§ **THE REQUEST**
Begin with the first line and repeat exactly through the line containing "W, H = 1121, 814"; leave every image out.

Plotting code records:
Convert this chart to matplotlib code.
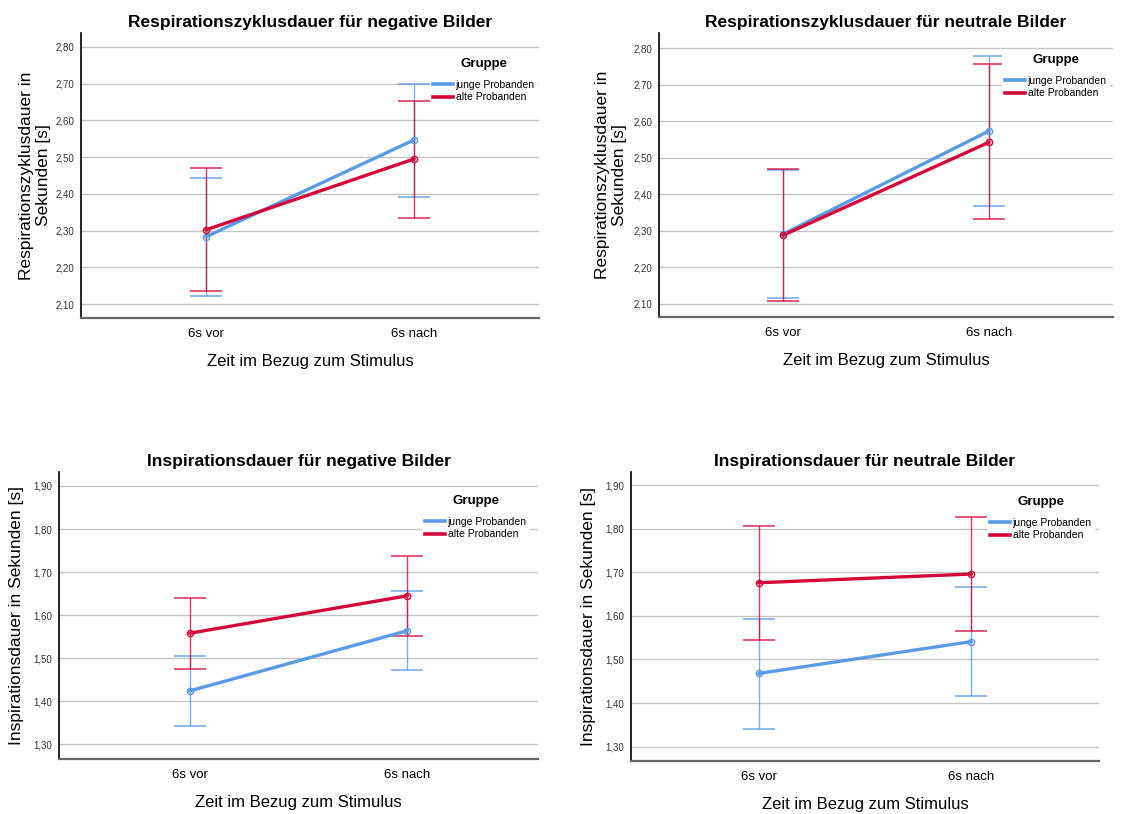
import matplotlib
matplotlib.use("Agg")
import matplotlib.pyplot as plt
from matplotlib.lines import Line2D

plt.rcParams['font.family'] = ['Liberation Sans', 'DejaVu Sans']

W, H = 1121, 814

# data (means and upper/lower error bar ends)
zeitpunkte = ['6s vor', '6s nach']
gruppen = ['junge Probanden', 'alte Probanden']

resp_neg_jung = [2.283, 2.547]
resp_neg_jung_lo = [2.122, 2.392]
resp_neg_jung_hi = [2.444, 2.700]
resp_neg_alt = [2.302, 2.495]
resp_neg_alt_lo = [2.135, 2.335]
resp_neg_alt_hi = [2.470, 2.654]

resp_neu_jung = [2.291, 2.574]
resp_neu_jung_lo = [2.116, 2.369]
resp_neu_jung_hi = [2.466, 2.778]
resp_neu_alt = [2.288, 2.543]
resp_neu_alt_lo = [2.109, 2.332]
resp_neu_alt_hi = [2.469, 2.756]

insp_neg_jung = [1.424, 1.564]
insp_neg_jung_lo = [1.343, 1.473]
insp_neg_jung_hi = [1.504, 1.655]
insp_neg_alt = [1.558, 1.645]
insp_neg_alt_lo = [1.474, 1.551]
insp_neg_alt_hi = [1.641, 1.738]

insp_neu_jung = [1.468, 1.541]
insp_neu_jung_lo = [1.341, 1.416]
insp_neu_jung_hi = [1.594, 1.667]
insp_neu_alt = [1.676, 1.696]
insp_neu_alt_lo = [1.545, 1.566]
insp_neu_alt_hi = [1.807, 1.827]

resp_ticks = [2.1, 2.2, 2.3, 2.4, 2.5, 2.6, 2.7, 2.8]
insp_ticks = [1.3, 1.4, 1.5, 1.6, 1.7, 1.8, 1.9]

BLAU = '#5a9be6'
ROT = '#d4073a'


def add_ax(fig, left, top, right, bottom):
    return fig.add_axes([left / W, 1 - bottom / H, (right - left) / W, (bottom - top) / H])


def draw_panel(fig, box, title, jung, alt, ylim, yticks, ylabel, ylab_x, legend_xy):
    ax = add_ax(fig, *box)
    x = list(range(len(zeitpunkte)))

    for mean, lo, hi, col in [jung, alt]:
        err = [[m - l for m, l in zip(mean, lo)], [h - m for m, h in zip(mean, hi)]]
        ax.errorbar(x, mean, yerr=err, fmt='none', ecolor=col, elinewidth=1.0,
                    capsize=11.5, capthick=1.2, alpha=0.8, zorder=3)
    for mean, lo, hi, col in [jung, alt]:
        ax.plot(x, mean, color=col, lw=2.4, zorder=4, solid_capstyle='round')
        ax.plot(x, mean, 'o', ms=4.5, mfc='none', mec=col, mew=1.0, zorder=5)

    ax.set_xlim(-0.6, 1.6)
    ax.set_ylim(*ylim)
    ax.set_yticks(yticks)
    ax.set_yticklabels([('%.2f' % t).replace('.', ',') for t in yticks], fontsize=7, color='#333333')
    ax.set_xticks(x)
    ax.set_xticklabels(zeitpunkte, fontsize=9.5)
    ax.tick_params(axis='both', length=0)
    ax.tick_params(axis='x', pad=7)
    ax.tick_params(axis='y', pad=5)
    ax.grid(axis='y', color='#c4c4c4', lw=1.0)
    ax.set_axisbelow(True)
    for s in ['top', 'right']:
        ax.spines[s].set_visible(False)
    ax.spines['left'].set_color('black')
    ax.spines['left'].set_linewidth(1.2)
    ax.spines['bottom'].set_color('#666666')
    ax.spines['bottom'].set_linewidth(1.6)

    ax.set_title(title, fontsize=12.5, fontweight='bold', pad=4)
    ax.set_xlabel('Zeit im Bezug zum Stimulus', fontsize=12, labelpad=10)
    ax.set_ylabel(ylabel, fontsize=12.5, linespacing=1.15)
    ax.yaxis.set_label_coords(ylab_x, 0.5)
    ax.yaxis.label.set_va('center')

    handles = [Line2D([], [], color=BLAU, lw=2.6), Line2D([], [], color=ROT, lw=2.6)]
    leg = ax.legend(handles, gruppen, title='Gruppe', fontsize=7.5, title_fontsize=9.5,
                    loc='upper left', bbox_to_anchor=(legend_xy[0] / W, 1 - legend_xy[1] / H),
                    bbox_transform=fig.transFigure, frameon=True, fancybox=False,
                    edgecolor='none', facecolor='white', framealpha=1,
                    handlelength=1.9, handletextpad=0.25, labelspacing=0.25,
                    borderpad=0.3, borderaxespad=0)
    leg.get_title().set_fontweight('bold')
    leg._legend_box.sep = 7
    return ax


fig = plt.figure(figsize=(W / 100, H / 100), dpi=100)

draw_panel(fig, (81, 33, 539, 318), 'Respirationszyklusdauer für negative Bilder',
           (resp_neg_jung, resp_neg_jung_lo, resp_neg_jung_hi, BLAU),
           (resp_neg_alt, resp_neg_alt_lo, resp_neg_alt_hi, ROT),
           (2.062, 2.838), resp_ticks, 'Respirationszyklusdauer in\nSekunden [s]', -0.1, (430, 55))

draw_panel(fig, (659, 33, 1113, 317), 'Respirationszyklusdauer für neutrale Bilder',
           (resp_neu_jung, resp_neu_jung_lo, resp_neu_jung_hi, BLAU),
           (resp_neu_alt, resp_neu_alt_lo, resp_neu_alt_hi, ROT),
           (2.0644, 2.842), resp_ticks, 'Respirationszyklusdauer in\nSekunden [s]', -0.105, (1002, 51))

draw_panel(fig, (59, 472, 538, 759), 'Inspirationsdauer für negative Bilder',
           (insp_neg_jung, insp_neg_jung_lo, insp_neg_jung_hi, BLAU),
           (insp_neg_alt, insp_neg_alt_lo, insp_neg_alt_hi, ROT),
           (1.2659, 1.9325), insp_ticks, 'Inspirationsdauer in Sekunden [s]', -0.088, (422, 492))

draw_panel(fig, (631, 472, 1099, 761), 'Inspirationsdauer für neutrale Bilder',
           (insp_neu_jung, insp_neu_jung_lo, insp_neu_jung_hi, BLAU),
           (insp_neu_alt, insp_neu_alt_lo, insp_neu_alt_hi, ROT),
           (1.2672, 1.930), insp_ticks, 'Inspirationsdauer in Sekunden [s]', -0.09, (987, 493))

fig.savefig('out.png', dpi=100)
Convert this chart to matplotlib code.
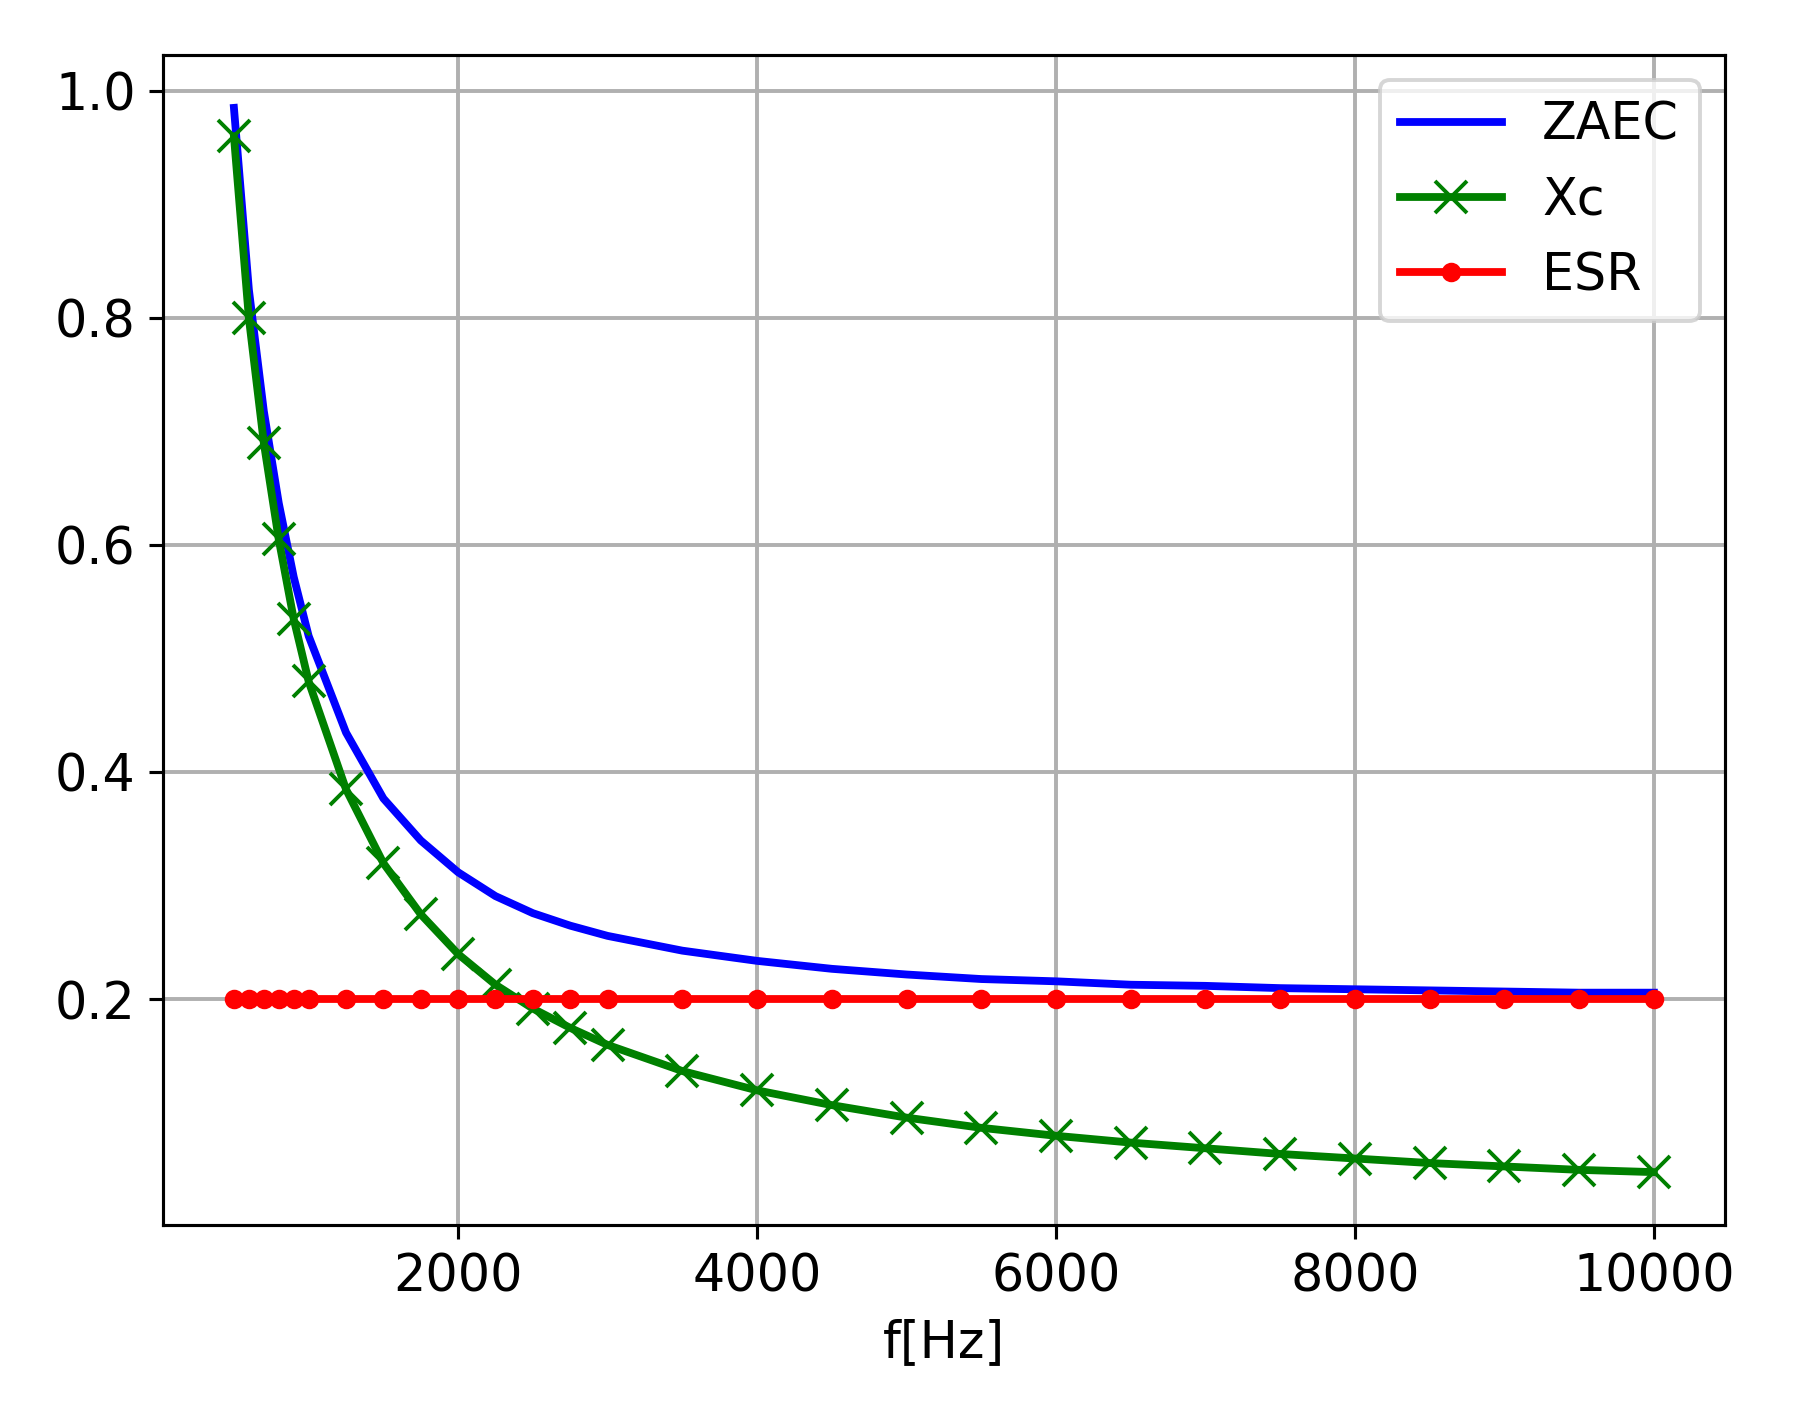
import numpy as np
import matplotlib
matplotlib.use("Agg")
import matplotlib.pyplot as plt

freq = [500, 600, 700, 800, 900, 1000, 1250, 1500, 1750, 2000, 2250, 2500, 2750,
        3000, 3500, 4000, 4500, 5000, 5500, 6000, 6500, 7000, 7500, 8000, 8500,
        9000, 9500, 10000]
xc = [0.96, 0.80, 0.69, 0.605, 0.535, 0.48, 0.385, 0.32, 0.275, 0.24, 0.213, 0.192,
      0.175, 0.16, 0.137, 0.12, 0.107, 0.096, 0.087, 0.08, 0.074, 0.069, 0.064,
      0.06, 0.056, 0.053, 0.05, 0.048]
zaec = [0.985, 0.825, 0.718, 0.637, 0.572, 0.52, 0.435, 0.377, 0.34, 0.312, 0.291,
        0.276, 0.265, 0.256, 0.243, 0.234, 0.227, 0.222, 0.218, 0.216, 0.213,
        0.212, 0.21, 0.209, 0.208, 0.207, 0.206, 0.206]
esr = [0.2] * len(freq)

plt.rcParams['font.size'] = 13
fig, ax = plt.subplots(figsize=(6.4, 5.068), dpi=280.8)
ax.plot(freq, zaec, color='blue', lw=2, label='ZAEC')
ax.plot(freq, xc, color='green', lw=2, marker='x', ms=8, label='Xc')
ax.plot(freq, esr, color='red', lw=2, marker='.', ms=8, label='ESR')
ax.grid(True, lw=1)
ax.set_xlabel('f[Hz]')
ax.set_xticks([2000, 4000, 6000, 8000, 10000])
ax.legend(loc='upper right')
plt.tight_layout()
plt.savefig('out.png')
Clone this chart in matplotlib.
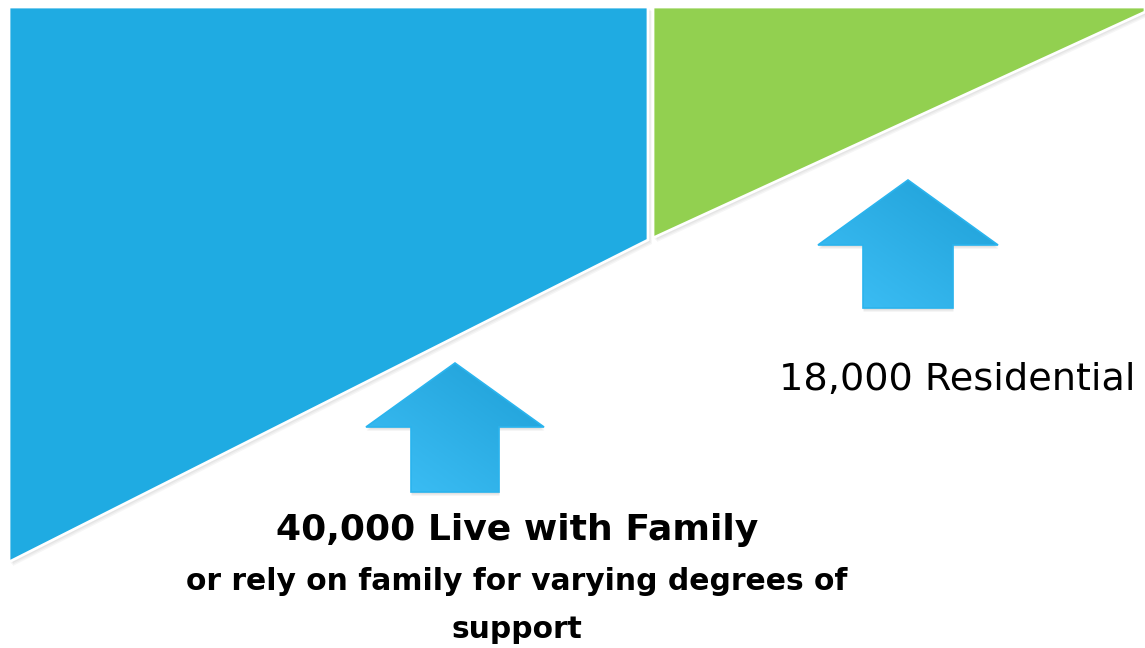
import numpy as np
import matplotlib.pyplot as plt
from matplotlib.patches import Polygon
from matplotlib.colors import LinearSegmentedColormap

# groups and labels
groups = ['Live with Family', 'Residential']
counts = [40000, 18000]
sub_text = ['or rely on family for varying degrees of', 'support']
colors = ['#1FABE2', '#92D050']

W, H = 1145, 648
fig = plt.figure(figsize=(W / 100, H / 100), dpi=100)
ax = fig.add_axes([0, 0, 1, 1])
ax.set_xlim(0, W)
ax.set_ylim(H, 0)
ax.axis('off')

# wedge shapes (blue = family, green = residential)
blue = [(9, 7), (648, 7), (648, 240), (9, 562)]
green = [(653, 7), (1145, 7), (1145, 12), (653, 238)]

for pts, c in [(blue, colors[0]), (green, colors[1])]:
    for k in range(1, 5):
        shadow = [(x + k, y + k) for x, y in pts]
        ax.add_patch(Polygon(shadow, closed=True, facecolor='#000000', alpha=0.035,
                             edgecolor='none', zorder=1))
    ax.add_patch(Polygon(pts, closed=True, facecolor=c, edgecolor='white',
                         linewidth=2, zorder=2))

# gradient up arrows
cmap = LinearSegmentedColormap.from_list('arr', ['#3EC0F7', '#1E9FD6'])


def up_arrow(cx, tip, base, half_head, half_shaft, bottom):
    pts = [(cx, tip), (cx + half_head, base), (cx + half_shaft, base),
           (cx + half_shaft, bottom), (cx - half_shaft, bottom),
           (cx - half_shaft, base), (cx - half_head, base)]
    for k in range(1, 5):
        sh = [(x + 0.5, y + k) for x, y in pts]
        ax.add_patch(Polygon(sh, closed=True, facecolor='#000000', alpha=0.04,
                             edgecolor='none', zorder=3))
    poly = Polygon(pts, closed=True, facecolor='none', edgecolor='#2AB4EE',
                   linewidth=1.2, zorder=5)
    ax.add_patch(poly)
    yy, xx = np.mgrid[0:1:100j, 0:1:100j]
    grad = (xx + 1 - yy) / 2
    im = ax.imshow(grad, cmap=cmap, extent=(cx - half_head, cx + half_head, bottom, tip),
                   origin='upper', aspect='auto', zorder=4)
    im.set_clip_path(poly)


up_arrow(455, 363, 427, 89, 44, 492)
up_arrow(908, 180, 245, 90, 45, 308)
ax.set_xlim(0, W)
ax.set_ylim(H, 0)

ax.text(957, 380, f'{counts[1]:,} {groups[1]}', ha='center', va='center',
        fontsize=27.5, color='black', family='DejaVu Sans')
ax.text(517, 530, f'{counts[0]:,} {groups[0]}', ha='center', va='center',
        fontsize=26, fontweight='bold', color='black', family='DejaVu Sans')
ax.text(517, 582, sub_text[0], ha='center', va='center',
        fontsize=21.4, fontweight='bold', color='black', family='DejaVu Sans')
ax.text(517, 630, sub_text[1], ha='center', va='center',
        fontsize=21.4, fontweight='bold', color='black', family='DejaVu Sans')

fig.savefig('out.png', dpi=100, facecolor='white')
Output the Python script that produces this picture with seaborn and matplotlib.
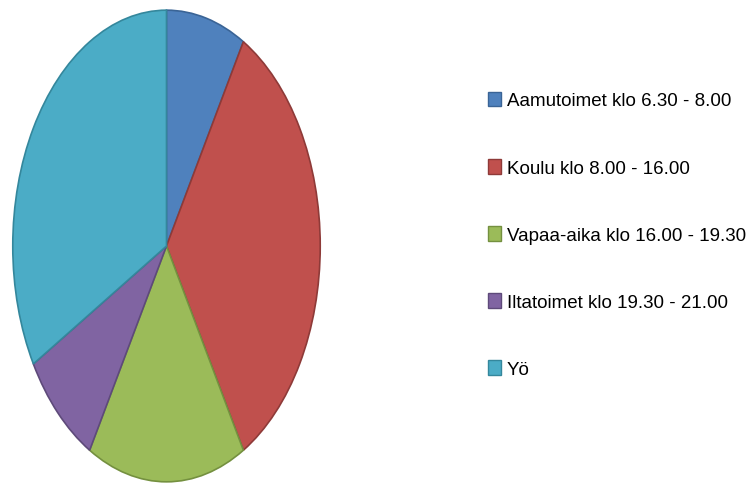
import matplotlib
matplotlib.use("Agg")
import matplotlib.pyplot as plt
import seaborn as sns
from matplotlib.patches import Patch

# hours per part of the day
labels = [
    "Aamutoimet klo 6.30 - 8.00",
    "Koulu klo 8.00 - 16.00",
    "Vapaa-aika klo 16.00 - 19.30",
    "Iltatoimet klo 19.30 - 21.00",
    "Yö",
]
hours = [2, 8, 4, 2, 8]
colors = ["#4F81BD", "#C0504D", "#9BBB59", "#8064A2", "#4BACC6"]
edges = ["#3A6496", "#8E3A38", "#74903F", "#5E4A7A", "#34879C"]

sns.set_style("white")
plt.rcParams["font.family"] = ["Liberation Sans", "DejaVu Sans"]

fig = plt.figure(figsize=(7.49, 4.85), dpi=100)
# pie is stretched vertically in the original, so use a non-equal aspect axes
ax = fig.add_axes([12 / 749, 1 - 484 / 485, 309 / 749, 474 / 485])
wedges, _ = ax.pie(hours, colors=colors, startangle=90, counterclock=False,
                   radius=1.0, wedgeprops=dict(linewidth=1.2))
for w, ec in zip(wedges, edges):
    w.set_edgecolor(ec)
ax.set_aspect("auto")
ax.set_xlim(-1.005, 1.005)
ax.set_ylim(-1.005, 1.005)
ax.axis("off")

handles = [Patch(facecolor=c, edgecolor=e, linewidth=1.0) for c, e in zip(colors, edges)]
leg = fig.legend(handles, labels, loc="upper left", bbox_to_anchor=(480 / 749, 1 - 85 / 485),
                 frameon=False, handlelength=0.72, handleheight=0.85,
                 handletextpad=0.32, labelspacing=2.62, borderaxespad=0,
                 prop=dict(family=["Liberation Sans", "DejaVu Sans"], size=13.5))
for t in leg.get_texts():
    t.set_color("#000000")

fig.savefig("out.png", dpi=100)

§ **EXPECTED ANSWER**
Convert this chart to matplotlib code.
import matplotlib
matplotlib.use("Agg")
import matplotlib.pyplot as plt
from matplotlib.lines import Line2D

plt.rcParams['font.family'] = ['Liberation Sans', 'DejaVu Sans']

W, H = 1121, 814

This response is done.